Shaw found that galvanizing people to view hate speech as a symptom of ongoing, structural, and less sensationalized inequality was a significant challenge for post-Fukushima activism. “What you see happening is activists who are coming from relatively privileged backgrounds — maybe they’re Japanese, they’re male, they’re straight, they’re cis men — becoming more aware about inequality because they’re experiencing this insecurity more directly,” she says.

Shaw brings up the view, popular in the media, that the pandemic is an “equalizer.” But this crisis, she says, cannot be labeled so simply: COVID-19 has created a dynamic where privileged activists must reckon with “issues that people who have been living within this kind of marginalized status have known for a long time,” she says. Now, “they have to come together and figure out how to negotiate their different tools or different frameworks.”

Thus emerges a question central to Shaw’s interrogation of Fukushima, and, now, COVID-19: “How do communities deal with a problem that becomes more visible in a specific moment when that problem has been something that has been going on for a long time?”

While the social consequences of COVID-19 appear novel, their origins are all too familiar. “We're connecting existing and old problems to the current crisis,” Shaw says.

The AAPI COVID-19 Project aims to illuminate some of these “old problems” that “aren’t getting covered as much,” Shaw notes, like stories of shuttering Chinese restaurants, South Asians in the gig economy losing business, undocumented Asian immigrants losing access to healthcare.

Another such problem, less visible in mainstream coverage of this crisis — or any crisis — is the gendered component to hate speech, racism, and xenophobia.

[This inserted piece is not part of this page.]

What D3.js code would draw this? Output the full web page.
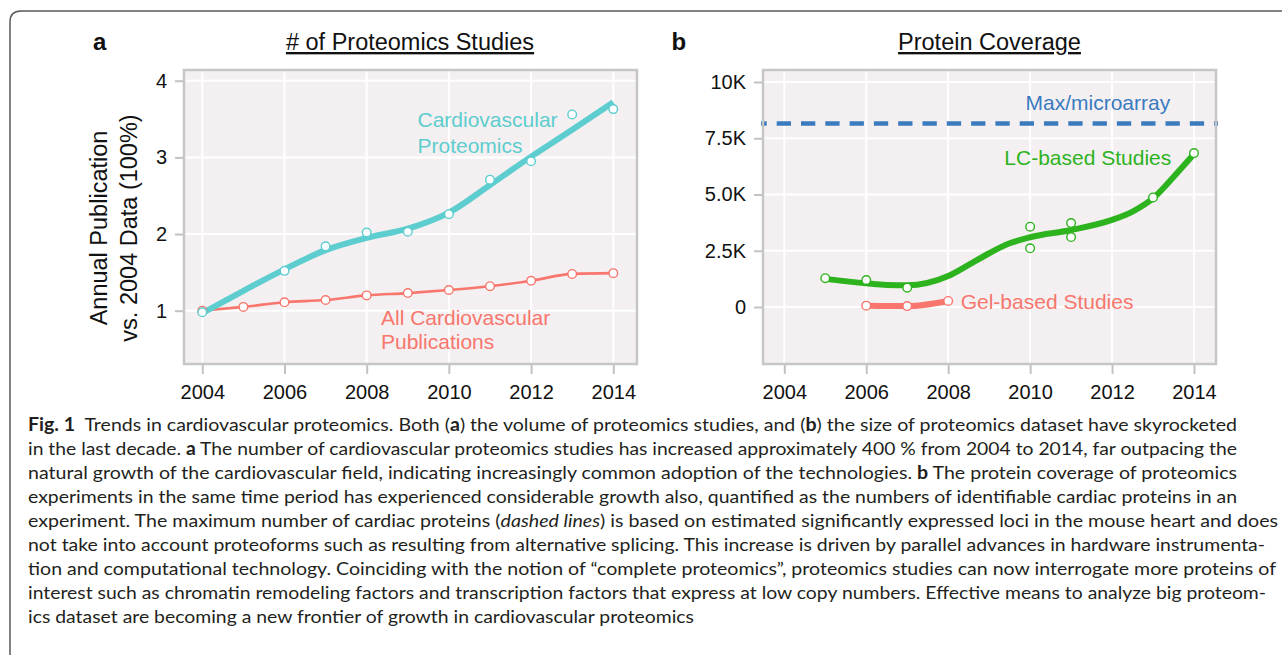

Much of Shaw’s past work on crisis activism revolves around how gender shapes a community’s vulnerability and social response to disaster — a phenomenon that undeniably manifests itself through COVID-19.

“For instance, a lot of care workers are women,” Shaw notes. “We’re looking at the gendered aspects of this pandemic — things like domestic violence, things like the burden of care, that is all gendered.”

Moreover, Shaw illuminates the necessity of intersectionality in community activism. “Oftentimes, the different types of vulnerabilities that Asian American women experience get sidelined and overlooked because there is a lack of intersectional analysis within the community,” she says. “I think in general many communities suffer from not necessarily having that sort of vocabulary or consensus about the importance of thinking intersectionally.”

While Shaw doesn’t “claim to have an answer” to the question of how communities should go forward, she does recognize the role that education can serve. It should be “something beyond just peer reviewed journal articles” inaccessible to the vast majority of such communities.

“If academics want to be part of the solution, we need to think about how to translate our work in ways that are understandable and also engaging for different audiences,” she adds.

Instead, education might look something like “Asian American Feminist Antibodies: Care in the Time of Coronavirus,” a zine that Shaw helped to edit. Published by the Asian American Feminist Collective, the zine includes essays and art that speak to the varied experiences of AAPI womanhood during the outbreak, as well as a section for community resources. Its authors highlight the intersections of violence exacerbated by COVID-19, from incarceration to disability activism; at the same time, Shaw says that it is most fundamentally a project of “revolutionary love and care.”

According to its introduction, co-authored by Shaw, the zine orients itself not toward the present but toward alternate futures. Intersectional crisis activism, for this zine, means the creation of “interdependent communities of resistance.”